Studio journal

July 11, 2026

How to Photograph Your Pet for a Lifelike Felt Sculpture

Clear reference photos help an artist see the proportions, markings, coat direction, and expression that make your pet individual.
Pet owner taking a clear reference photograph of a Golden Retriever

A lifelike needle-felted pet sculpture starts long before the first wool fibre is placed. It starts with photographs that clearly show your pet's face, body proportions, markings, and natural posture.

Start with one clear front view

Place your dog or cat near a window or outdoors in open shade. Hold the camera at eye level and make sure both eyes, both ears, the nose, and the front of the chest are visible. This is the required reference for every TINY-PET commission.

Add useful supporting angles

A side profile helps us understand muzzle length, chest depth, back shape, and tail carriage. A rear three-quarter view can clarify markings that disappear from the front. For long-haired pets, include one image that shows the coat in natural movement.

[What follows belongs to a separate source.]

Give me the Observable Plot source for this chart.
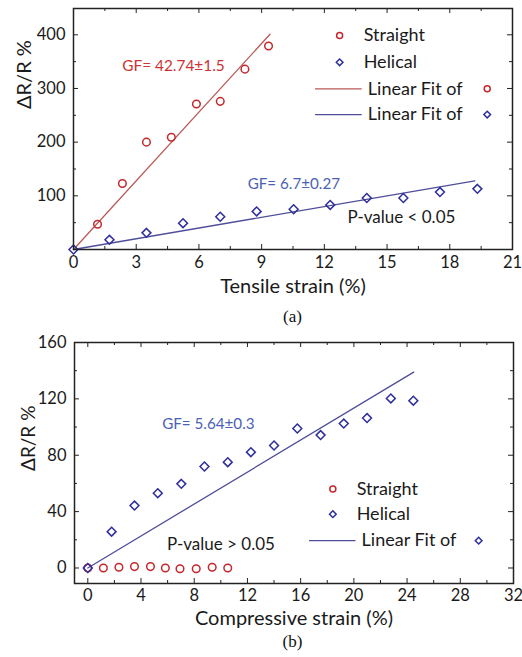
<!DOCTYPE html>
<html><head><meta charset="utf-8">
<script src="https://cdn.jsdelivr.net/npm/d3@7"></script>
<script src="https://cdn.jsdelivr.net/npm/@observablehq/plot@0.6"></script>
<style>
body{margin:0;background:#fff;font-family:Lato,sans-serif;}
.cap{font-family:"Liberation Serif",serif;font-size:17px;color:#111;text-align:center;padding-left:73px;padding-right:10px;box-sizing:border-box;width:522px;}
svg{display:block;}
</style></head><body>
<div id="a"></div><div class="cap" style="height:24px;line-height:24px">(a)</div>
<div id="b"></div><div class="cap" style="height:20px;line-height:20px">(b)</div>
<script>
// ---- Data: (a) tensile ----
const tensileStraightX = [1.15, 2.34, 3.49, 4.68, 5.88, 7.02, 8.2, 9.33];
const tensileStraightY = [47, 123, 200, 209, 271, 276, 336, 379];
const tensileHelicalX = [0, 1.72, 3.49, 5.24, 7.02, 8.76, 10.53, 12.28, 14.03, 15.78, 17.53, 19.32];
const tensileHelicalY = [0, 18, 31, 49, 61, 71, 75, 83, 96, 96, 107, 113];
const tensileStraightFitX = [0, 9.4];
const tensileStraightFitY = [0, 401];
const tensileHelicalFitX = [0, 19.2];
const tensileHelicalFitY = [0, 128];
const tensileXTicks = [0, 3, 6, 9, 12, 15, 18, 21];
const tensileXMinor = [1.5, 4.5, 7.5, 10.5, 13.5, 16.5, 19.5];
const tensileYTicks = [100, 200, 300, 400];
const tensileYMinor = [50, 150, 250, 350];

// ---- Data: (b) compressive ----
const compStraightX = [0, 1.17, 2.34, 3.51, 4.71, 5.83, 6.93, 8.15, 9.35, 10.52];
const compStraightY = [0, 0, 0.5, 1, 1, 0, -0.5, -0.5, 0.5, 0];
const compHelicalX = [0, 1.79, 3.51, 5.26, 7.03, 8.77, 10.52, 12.26, 14.0, 15.75, 17.5, 19.24, 20.99, 22.78, 24.47];
const compHelicalY = [0, 25.8, 44.3, 53.1, 59.7, 72.0, 75.1, 82.2, 86.9, 99.0, 94.3, 102.5, 106.4, 120.3, 118.7];
const compHelicalFitX = [0, 24.5];
const compHelicalFitY = [0, 139];
const compXTicks = [0, 4, 8, 12, 16, 20, 24, 28, 32];
const compXMinor = [2, 6, 10, 14, 18, 22, 26, 30];
const compYTicks = [0, 40, 80, 120, 160];
const compYMinor = [20, 60, 100, 140];

const RED = "#c4282c", RED_LINE = "#b85a55", BLUE = "#2e2e9c", BLUE_LINE = "#4e4e9a";
const RED_TXT = "#cc3333", BLUE_TXT = "#4a62b4", INK = "#1a1a1a";

const idx = a => a.map((_, i) => i);

function boxTicks(xMaj, xMin, yMaj, yMin, plotW, plotH) {
  const c = "#222", M = 5, m = 3;
  return [
    Plot.tickX(xMaj, {x: d => d, insetTop: plotH - M, stroke: c}),
    Plot.tickX(xMaj, {x: d => d, insetBottom: plotH - M, stroke: c}),
    Plot.tickX(xMin, {x: d => d, insetTop: plotH - m, stroke: c}),
    Plot.tickX(xMin, {x: d => d, insetBottom: plotH - m, stroke: c}),
    Plot.tickY(yMaj, {y: d => d, insetRight: plotW - M, stroke: c}),
    Plot.tickY(yMaj, {y: d => d, insetLeft: plotW - M, stroke: c}),
    Plot.tickY(yMin, {y: d => d, insetRight: plotW - m, stroke: c}),
    Plot.tickY(yMin, {y: d => d, insetLeft: plotW - m, stroke: c})
  ];
}

// ---- Chart (a) ----
{
  const W = 522, H = 305, mt = 8, mb = 56, ml = 73, mr = 10;
  const pw = W - ml - mr, ph = H - mt - mb;
  const chart = Plot.plot({
    width: W, height: H, marginTop: mt, marginBottom: mb, marginLeft: ml, marginRight: mr,
    style: {fontFamily: "Lato, sans-serif", fontSize: "16.5px", color: INK, background: "white"},
    x: {domain: [0, 21]},
    y: {domain: [0, 449]},
    marks: [
      Plot.line(idx(tensileStraightFitX), {x: i => tensileStraightFitX[i], y: i => tensileStraightFitY[i], stroke: RED_LINE, strokeWidth: 1.3}),
      Plot.line(idx(tensileHelicalFitX), {x: i => tensileHelicalFitX[i], y: i => tensileHelicalFitY[i], stroke: BLUE_LINE, strokeWidth: 1.3}),
      Plot.dot(idx(tensileHelicalX), {x: i => tensileHelicalX[i], y: i => tensileHelicalY[i], symbol: "diamond2", r: 4, stroke: BLUE, strokeWidth: 1.5}),
      Plot.dot(idx(tensileStraightX), {x: i => tensileStraightX[i], y: i => tensileStraightY[i], symbol: "circle", r: 3.8, stroke: RED, strokeWidth: 1.5, fill: "none"}),
      ...boxTicks(tensileXTicks, tensileXMinor, tensileYTicks, tensileYMinor, pw, ph),
      Plot.frame({stroke: "#222", strokeWidth: 1.5}),
      Plot.axisX(tensileXTicks, {tickSize: 0, tickPadding: 7, label: null, tickFormat: d => d}),
      Plot.axisY(tensileYTicks, {tickSize: 0, tickPadding: 8, label: null, tickFormat: d => d}),
      Plot.text(["Tensile strain (%)"], {frameAnchor: "bottom", dy: 43, fontSize: 20, fill: INK}),
      Plot.text(["ΔR/R %"], {frameAnchor: "left", dx: -49, dy: -20, rotate: -90, fontSize: 20, fill: INK}),
      Plot.text(["GF= 42.74±1.5"], {x: 2.33, y: 342, textAnchor: "start", fontSize: 15.4, fill: RED_TXT}),
      Plot.text(["GF= 6.7±0.27"], {x: 8.33, y: 121, textAnchor: "start", fontSize: 15.2, fill: BLUE_TXT}),
      Plot.text(["P-value < 0.05"], {x: 13.11, y: 60, textAnchor: "start", fontSize: 17, fill: INK}),
      // legend
      Plot.dot([0], {x: 12.73, y: 398.5, symbol: "circle", r: 3, stroke: RED, strokeWidth: 1.5, fill: "none"}),
      Plot.text(["Straight"], {x: 13.88, y: 398.5, textAnchor: "start", fontSize: 18, fill: INK}),
      Plot.dot([0], {x: 12.73, y: 348.8, symbol: "diamond2", r: 3, stroke: BLUE, strokeWidth: 1.5}),
      Plot.text(["Helical"], {x: 13.88, y: 348.8, textAnchor: "start", fontSize: 18, fill: INK}),
      Plot.ruleY([299.3], {x1: 11.58, x2: 13.81, stroke: RED_LINE, strokeWidth: 1.3}),
      Plot.text(["Linear Fit of"], {x: 14.08, y: 299.3, textAnchor: "start", fontSize: 18, fill: INK}),
      Plot.dot([0], {x: 19.79, y: 299.3, symbol: "circle", r: 3, stroke: RED, strokeWidth: 1.5, fill: "none"}),
      Plot.ruleY([251.4], {x1: 11.58, x2: 13.81, stroke: BLUE_LINE, strokeWidth: 1.3}),
      Plot.text(["Linear Fit of"], {x: 14.08, y: 251.4, textAnchor: "start", fontSize: 18, fill: INK}),
      Plot.dot([0], {x: 19.79, y: 251.4, symbol: "diamond2", r: 3, stroke: BLUE, strokeWidth: 1.5})
    ]
  });
  document.getElementById("a").append(chart);
}

// ---- Chart (b) ----
{
  const W = 522, H = 303, mt = 13, mb = 49, ml = 74, mr = 9;
  const pw = W - ml - mr, ph = H - mt - mb;
  const chart = Plot.plot({
    width: W, height: H, marginTop: mt, marginBottom: mb, marginLeft: ml, marginRight: mr,
    style: {fontFamily: "Lato, sans-serif", fontSize: "16.5px", color: INK, background: "white"},
    x: {domain: [-1, 32]},
    y: {domain: [-11, 160]},
    marks: [
      Plot.line(idx(compHelicalFitX), {x: i => compHelicalFitX[i], y: i => compHelicalFitY[i], stroke: BLUE_LINE, strokeWidth: 1.3}),
      Plot.dot(idx(compStraightX), {x: i => compStraightX[i], y: i => compStraightY[i], symbol: "circle", r: 3.8, stroke: RED, strokeWidth: 1.5, fill: "none"}),
      Plot.dot(idx(compHelicalX), {x: i => compHelicalX[i], y: i => compHelicalY[i], symbol: "diamond2", r: 4, stroke: BLUE, strokeWidth: 1.5}),
      ...boxTicks(compXTicks, compXMinor, compYTicks, compYMinor, pw, ph),
      Plot.frame({stroke: "#222", strokeWidth: 1.5}),
      Plot.axisX(compXTicks, {tickSize: 0, tickPadding: 6, label: null, tickFormat: d => d}),
      Plot.axisY(compYTicks, {tickSize: 0, tickPadding: 8, label: null, tickFormat: d => d}),
      Plot.text(["Compressive strain (%)"], {frameAnchor: "bottom", dy: 41, fontSize: 20, fill: INK}),
      Plot.text(["ΔR/R %"], {frameAnchor: "left", dx: -46, dy: 8, rotate: -90, fontSize: 19, fill: INK}),
      Plot.text(["GF= 5.64±0.3"], {x: 5.59, y: 102.3, textAnchor: "start", fontSize: 15.2, fill: BLUE_TXT}),
      Plot.text(["P-value > 0.05"], {x: 5.96, y: 16.8, textAnchor: "start", fontSize: 17, fill: INK}),
      // legend
      Plot.dot([0], {x: 18.42, y: 56.1, symbol: "circle", r: 3, stroke: RED, strokeWidth: 1.5, fill: "none"}),
      Plot.text(["Straight"], {x: 20.21, y: 56.1, textAnchor: "start", fontSize: 18, fill: INK}),
      Plot.dot([0], {x: 18.42, y: 38.2, symbol: "diamond2", r: 3, stroke: BLUE, strokeWidth: 1.5}),
      Plot.text(["Helical"], {x: 20.21, y: 38.2, textAnchor: "start", fontSize: 18, fill: INK}),
      Plot.ruleY([19.4], {x1: 16.67, x2: 20.16, stroke: BLUE_LINE, strokeWidth: 1.3}),
      Plot.text(["Linear Fit of"], {x: 20.58, y: 19.4, textAnchor: "start", fontSize: 18, fill: INK}),
      Plot.dot([0], {x: 29.38, y: 19.4, symbol: "diamond2", r: 3, stroke: BLUE, strokeWidth: 1.5})
    ]
  });
  document.getElementById("b").append(chart);
}
</script>
</body></html>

Photograph distinctive details

Capture eye colour, nose texture, paw markings, ear edges, collar details, and any patch of colour that matters. These close-ups are especially valuable for merle, brindle, tortoiseshell, tabby, and multi-colour coats.

Choose expression, not just sharpness

The best main photograph is both clear and familiar. If your pet always tilts one ear, sits slightly to one side, or has a particular soft look, include the image that captures it.

What to avoid

Avoid heavy filters, very dark rooms, wide-angle distortion, screenshots, and photographs where another object covers the face or body. You can upload up to nine references, and more clear angles usually lead to a more personal result.

Before ordering, gather one front view, two side views, one full-body pose, and several close-ups. That set gives the studio a strong visual brief for either a full-body sculpture or a 30 × 30 cm portrait frame.